Como anfitrión, le pregunté al maestro si le gustaría acompañarnos a cenar y él, con la galantería que lo caracterizaba, aceptó, diciéndome: “Por favor, Samperio, eso ni se pregunta delante de tan bellas damas”. Así que los cuatro nos fuimos a un restaurante: brindamos, cenamos, charlamos, fumamos (en aquella época se podía fumar dentro de los restaurantes), reímos y el maestro contó varias anécdotas. Regresamos al hotel, nos despedimos de las damas y nos retiramos a nuestras respectivas habitaciones, con la promesa de que al día siguiente ellas vendrían por nosotros para llevarnos desayunar.

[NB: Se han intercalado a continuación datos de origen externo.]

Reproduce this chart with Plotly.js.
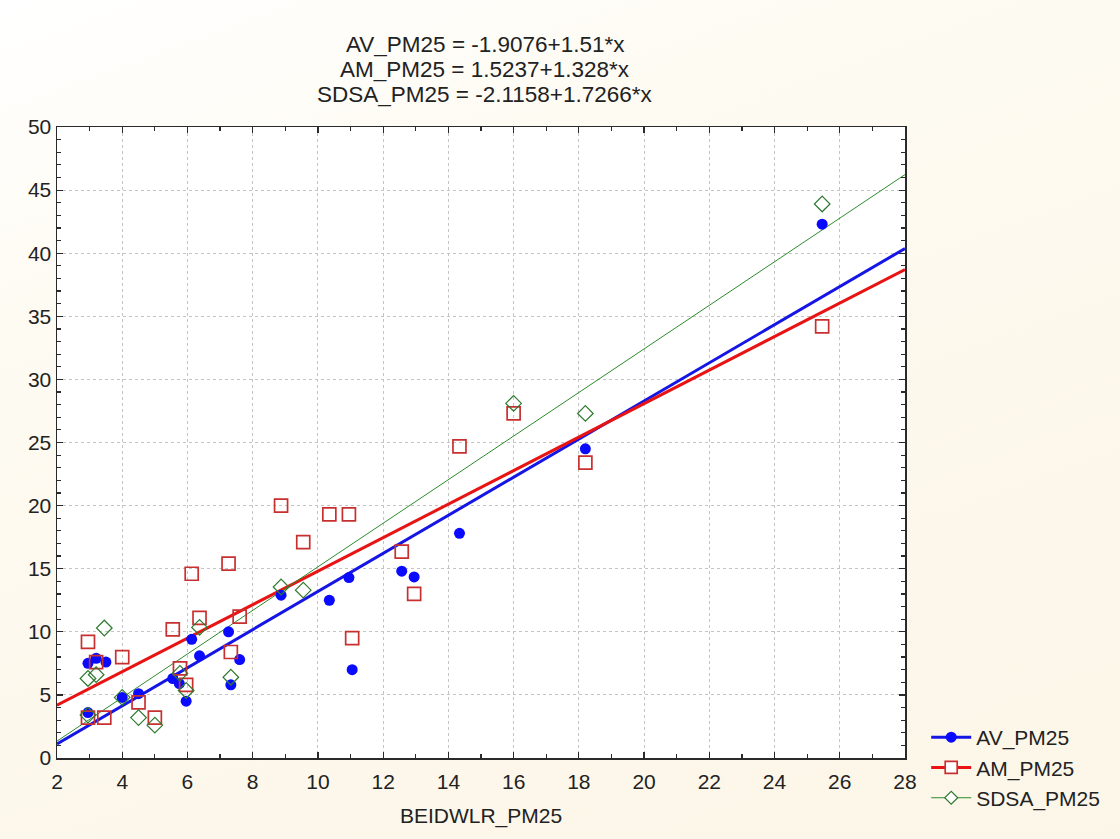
<!DOCTYPE html>
<html>
<head>
<meta charset="utf-8">
<script src="https://cdn.plot.ly/plotly-3.0.1.min.js"></script>
<style>html,body{margin:0;padding:0;background:#fdf9ef;}#chart{width:1120px;height:839px;background:linear-gradient(160deg,#ffffff 0%,#fefbf3 25%,#fdf8ec 60%,#fcf6e8 100%);}</style>
</head>
<body>
<div id="chart"></div>
<script>
// Data
const avX = [2.95, 3.2, 3.5, 2.95, 4.0, 4.5, 5.55, 5.75, 5.96, 6.13, 6.37, 7.26, 7.33, 7.6, 8.87, 10.35, 10.95, 11.05, 12.57, 12.95, 14.34, 18.2, 25.46];
const avY = [7.5, 7.9, 7.6, 3.6, 4.8, 5.1, 6.3, 5.9, 4.5, 9.4, 8.1, 10.0, 5.8, 7.8, 12.9, 12.5, 14.3, 7.0, 14.8, 14.35, 17.8, 24.5, 42.3];

const amX = [2.95, 3.2, 4.0, 5.55, 4.5, 5.0, 3.45, 2.95, 5.77, 6.13, 7.26, 6.37, 7.6, 5.96, 7.33, 8.87, 9.55, 10.35, 10.95, 11.05, 12.57, 12.95, 14.34, 16.0, 18.2, 25.46];
const amY = [9.2, 7.6, 8.0, 10.2, 4.4, 3.2, 3.2, 3.2, 7.1, 14.6, 15.4, 11.1, 11.2, 5.8, 8.4, 20.0, 17.1, 19.3, 19.3, 9.5, 16.35, 13.0, 24.7, 27.3, 23.4, 34.2];

const sdX = [3.45, 2.95, 3.2, 2.95, 4.0, 4.5, 5.0, 5.77, 5.96, 6.37, 7.33, 8.87, 9.55, 16.0, 18.2, 25.46];
const sdY = [10.3, 6.3, 6.6, 3.4, 4.8, 3.2, 2.6, 6.7, 5.35, 10.35, 6.4, 13.55, 13.3, 28.1, 27.3, 43.9];

// Regression coefficients as printed in the chart title
const seriesNames = ['AV_PM25', 'AM_PM25', 'SDSA_PM25'];
const intercepts = [-1.9076, 1.5237, -2.1158];
const slopes = [1.51, 1.328, 1.7266];
const interceptText = ['-1.9076', '1.5237', '-2.1158'];
const slopeText = ['1.51', '1.328', '1.7266'];
const fitRange = [2, 28];

const xTickVals = [2,4,6,8,10,12,14,16,18,20,22,24,26,28];
const yTickVals = [0,5,10,15,20,25,30,35,40,45,50];

const FONT = 'Liberation Sans, Arial, sans-serif';
const TXT = '#222222';
const colors = {av:'#0a0aff', avLine:'#1515e6', am:'#c83030', amLine:'#e81414', sd:'#2f7a2f', sdLine:'#2e8b2e'};

function fit(i){ return fitRange.map(x => intercepts[i] + slopes[i]*x); }

const traces = [
  {x: fitRange, y: fit(0), mode:'lines', line:{color:colors.avLine, width:3}, showlegend:false, hoverinfo:'skip'},
  {x: fitRange, y: fit(1), mode:'lines', line:{color:colors.amLine, width:3}, showlegend:false, hoverinfo:'skip'},
  {x: fitRange, y: fit(2), mode:'lines', line:{color:colors.sdLine, width:1}, showlegend:false, hoverinfo:'skip'},
  {x: avX, y: avY, name: seriesNames[0], mode:'markers', type:'scatter', showlegend:false,
   marker:{symbol:'circle', size:11, color:colors.av, line:{width:0}}},
  {x: amX, y: amY, name: seriesNames[1], mode:'markers', type:'scatter', showlegend:false,
   marker:{symbol:'square-open', size:13, color:colors.am, line:{width:1.7, color:colors.am}}},
  {x: sdX, y: sdY, name: seriesNames[2], mode:'markers', type:'scatter', showlegend:false,
   marker:{symbol:'diamond-open', size:12, color:colors.sd, line:{width:1.2, color:colors.sd}}},
  {x:[null], y:[null], name: seriesNames[0], mode:'lines+markers', showlegend:true,
   line:{color:colors.avLine, width:3}, marker:{symbol:'circle', size:11, color:colors.av}},
  {x:[null], y:[null], name: seriesNames[1], mode:'lines+markers', showlegend:true,
   line:{color:colors.amLine, width:3}, marker:{symbol:'square', size:12, color:'#ffffff', line:{width:1.7, color:colors.am}}},
  {x:[null], y:[null], name: seriesNames[2], mode:'lines+markers', showlegend:true,
   line:{color:colors.sdLine, width:1}, marker:{symbol:'diamond', size:10, color:'#ffffff', line:{width:1.2, color:colors.sd}}}
];

// Title lines as annotations so the 25px line spacing matches
const titleLines = seriesNames.map((n,i) => n + ' = ' + interceptText[i] + '+' + slopeText[i] + '*x');
const titleY = [1.131, 1.091, 1.051];
const annotations = titleLines.map((t,i) => ({
  text:t, xref:'paper', yref:'paper', x:0.505, y:titleY[i], xanchor:'center', yanchor:'middle',
  showarrow:false, font:{family:FONT, size:22.5, color:TXT}
}));

const axisCommon = {
  showline:true, linecolor:'#2a2a2a', linewidth:1.5, mirror:'ticks',
  ticks:'inside', ticklen:6, tickwidth:1.2, tickcolor:'#2a2a2a',
  showgrid:true, gridcolor:'#c4c4c4', griddash:'dot', gridwidth:1,
  zeroline:false, tickfont:{family:FONT, size:21, color:TXT},
};

const layout = {
  width:1120, height:839,
  paper_bgcolor:'rgba(0,0,0,0)', plot_bgcolor:'#ffffff',
  margin:{l:57, r:215, t:127, b:81},
  font:{family:FONT, color:TXT},
  annotations: annotations,
  xaxis: Object.assign({}, axisCommon, {range:[2,28], tickvals:xTickVals, ticktext:xTickVals.map(String),
    ticklabelstandoff:4,
    minor:{dtick:1, tick0:0, ticks:'inside', ticklen:4, tickcolor:'#2a2a2a', showgrid:false},
    title:{text:'BEIDWLR_PM25', font:{family:FONT, size:21, color:TXT}, standoff:16}}),
  yaxis: Object.assign({}, axisCommon, {range:[0,50], tickvals:yTickVals, ticktext:yTickVals.map(String),
    minor:{dtick:1, tick0:0, ticks:'inside', ticklen:4, tickcolor:'#2a2a2a', showgrid:false}}),
  showlegend:true,
  legend:{x:1.025, xanchor:'left', y:0.065, yanchor:'top', bgcolor:'rgba(0,0,0,0)',
    font:{family:FONT, size:21, color:TXT}, tracegroupgap:0, itemwidth:40}
};

Plotly.newPlot('chart', traces, layout, {displayModeBar:false, staticPlot:true});
</script>
</body>
</html>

Al otro día, el maestro Valadés, las lindas mujeres y yo fuimos a desayunar a un bello lugar que tenía amplios jardines y un mirador. Debo decir que el maestro jamás le insinuó algo a su admiradora, siempre fue un caballero. Una vez que terminamos, decidimos caminar por aquel lugar, yo tomado de la mano de mi novia y el maestro, gentilmente, le ofrecía su brazo a su bella adepta. Al llegar al mirador, aquella vista me hizo recordar la azotea de la casa de mi tío Luis Burgos, traje a mi memoria la estampa del Popocatépetl y el Iztacíhuatl, con la diferencia de que en vez de cargar un libro del maestro Valadés, era él mismo quien me acompañaba en tan bello paisaje. Cada vez que miro ambos volcanes, irremediablemente, viene a mí el recuerdo de mi querido maestro Edmundo Valadés.